Longest common subsequence

Given two strings A (n characters) and B (m characters), find their longest common subsequence. (eg. The longest common sub sequence for abcabc and abcbcca is abcbc.)

There is a standard dynamic programming solution which uses an array best[i][j] to mean the longest common sub sequence for A[0:i] and B[0:j], computed as below:

if A[i] == B[j]:
   best[i][j] = 1 + best[i - 1][j - 1]
else:
  best[i][j] = max(best[i-1][j], best[i][j-1])

This algorithm takes O(nm) time and only O(n) space, since to compute a row you just need the previous row.
If you must return the actual sub sequence this doesn't work. You can keep an array of parent pointers, so that for each state (i, j) you know the previous state in the solution. The longest sub sequence corresponds to a path from (n-1, m-1) to (0, 0) on the parent matrix. This solution takes O(nm) space.

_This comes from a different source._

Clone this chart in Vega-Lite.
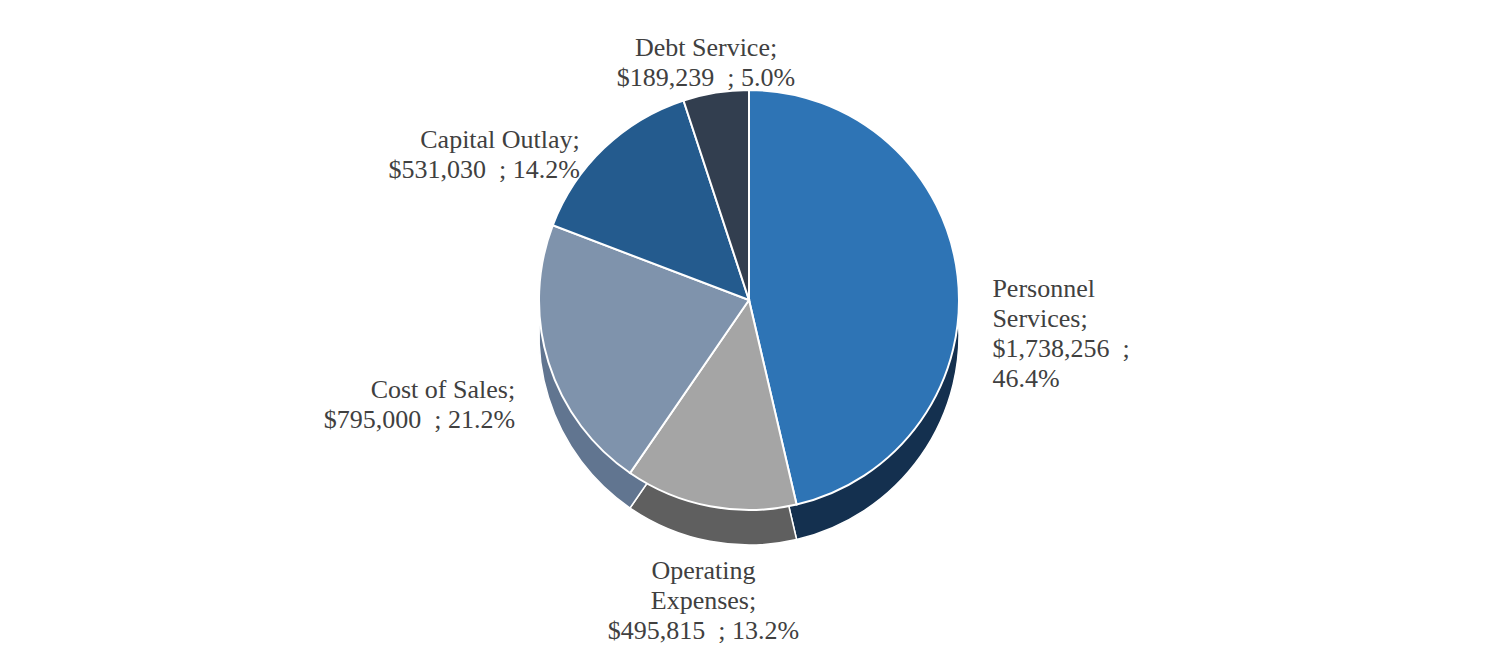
{
  "$schema": "https://vega.github.io/schema/vega-lite/v6.json",
  "width": 1498,
  "height": 660,
  "autosize": {"type": "fit", "contains": "padding"},
  "padding": 0,
  "background": "white",
  "config": {"view": {"stroke": null}},
  "data": {
    "values": [
      {"idx": 1, "category": "Personnel Services", "amount": 1738256, "label": "Personnel\nServices;\n$1,738,256 \u00a0;\n46.4%"},
      {"idx": 2, "category": "Operating Expenses", "amount": 495815, "label": "Operating\nExpenses;\n$495,815 \u00a0; 13.2%"},
      {"idx": 3, "category": "Cost of Sales", "amount": 795000, "label": "Cost of Sales;\n$795,000 \u00a0; 21.2%"},
      {"idx": 4, "category": "Capital Outlay", "amount": 531030, "label": "Capital Outlay;\n$531,030 \u00a0; 14.2%"},
      {"idx": 5, "category": "Debt Service", "amount": 189239, "label": "Debt Service;\n$189,239 \u00a0; 5.0%"}
    ]
  },
  "encoding": {
    "theta": {"field": "amount", "type": "quantitative", "stack": true},
    "order": {"field": "idx", "type": "quantitative"}
  },
  "layer": [
    {
      "mark": {"type": "arc", "radius": 210, "x": {"expr": "width/2"}, "y": {"expr": "height/2 + 5"}, "stroke": "white", "strokeWidth": 1.5},
      "encoding": {
        "color": {"field": "category", "type": "nominal", "legend": null,
          "scale": {"domain": ["Personnel Services", "Operating Expenses", "Cost of Sales", "Capital Outlay", "Debt Service"],
                    "range": ["#14304f", "#5f5f5f", "#617590", "#1a4570", "#252e3b"]}}
      }
    },
    {
      "mark": {"type": "arc", "radius": 210, "x": {"expr": "width/2"}, "y": {"expr": "height/2 - 30"}, "stroke": "white", "strokeWidth": 2},
      "encoding": {
        "color": {"field": "category", "type": "nominal", "legend": null,
          "scale": {"domain": ["Personnel Services", "Operating Expenses", "Cost of Sales", "Capital Outlay", "Debt Service"],
                    "range": ["#2e74b5", "#a5a5a5", "#7f93ac", "#245b8e", "#323e4f"]}}
      }
    },
    {
      "mark": {"type": "text", "radius": 245, "x": {"expr": "width/2"}, "y": {"expr": "height/2 - 13"}, "font": "Liberation Serif", "fontSize": 26, "color": "#404040", "lineBreak": "\n", "lineHeight": 30, "align": "left", "baseline": "middle"},
      "encoding": {"text": {"condition": {"test": "datum.category === 'Personnel Services'", "field": "label"}, "value": ""}}
    },
    {
      "mark": {"type": "text", "radius": 245, "x": {"expr": "width/2"}, "y": {"expr": "height/2 - 13"}, "font": "Liberation Serif", "fontSize": 26, "color": "#404040", "lineBreak": "\n", "lineHeight": 30, "align": "right", "baseline": "middle"},
      "encoding": {"text": {"condition": {"test": "datum.category === 'Cost of Sales' || datum.category === 'Capital Outlay'", "field": "label"}, "value": ""}}
    },
    {
      "mark": {"type": "text", "radius": 272, "x": {"expr": "width/2"}, "y": {"expr": "height/2 - 13"}, "font": "Liberation Serif", "fontSize": 26, "color": "#404040", "lineBreak": "\n", "lineHeight": 30, "align": "center", "baseline": "middle"},
      "encoding": {"text": {"condition": {"test": "datum.category === 'Debt Service'", "field": "label"}, "value": ""}}
    },
    {
      "mark": {"type": "text", "radius": 245, "x": {"expr": "width/2"}, "y": {"expr": "height/2 - 13"}, "font": "Liberation Serif", "fontSize": 26, "color": "#404040", "lineBreak": "\n", "lineHeight": 30, "align": "center", "baseline": "top"},
      "encoding": {"text": {"condition": {"test": "datum.category === 'Operating Expenses'", "field": "label"}, "value": ""}}
    }
  ],
  "resolve": {"scale": {"color": "independent"}}
}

Let's try to use less memory. We solve the problem once and save every kth row from the best matrix and from the parent matrix.
We can start from the last saved row to compute the solution path from row [n/k] * k to row n - 1. Then we go downwards to compute the part of the solution between the row ik and the row (i+1)k . Computing part of the path between row ik and row (i+1)k takes O(km) space and O(km) time. Computing the whole path takes O(n/k (km)) = O(nm) time and O(km) space. Saving the first pass rows takes O([n/k]m) memory. Again, we minimize total memory usage by using k = sqrt(n). This solution takes O(sqrt(n)m) memory.

Caveats

There are more efficient solutions for the previous problems, but those are a bit more involved. The square root trick has a good balance between added complexity and algorithm speedup.

Additional problems

  1. (Josephus Problem) n people numbered from 1 to n sit in a circle and play a game. Starting from the first person and every kth person is eliminated. Write an algorithm that prints out the order in which people are eliminated.
  2. (Level Ancestor) You are given an tree of size n. ancestor(node, levelsUp) finds the node’s ancestor that is levelsUp steps up. For example, ancestor(node, 1) returns the father and ancestor(node, 2) returns the grandfather. Implement ancestor(node, levelsUp) efficiently. ( O(sqrt(n)) per query)
  3. (Range Median) You are given an array of size n. Implement a data structure to perform update operations a[i] = k and range median operations efficiently. The range median query, median(l, r) returns the median element of the sorted subsequence a[l..r]. O(log(n)) per update and O(sqrt(n)log(n)) O(sqrt(n)log(n)log(U)) per query

Hope you've enjoyed it!
Try using the trick to solve Range Median and the other problems in the comments section.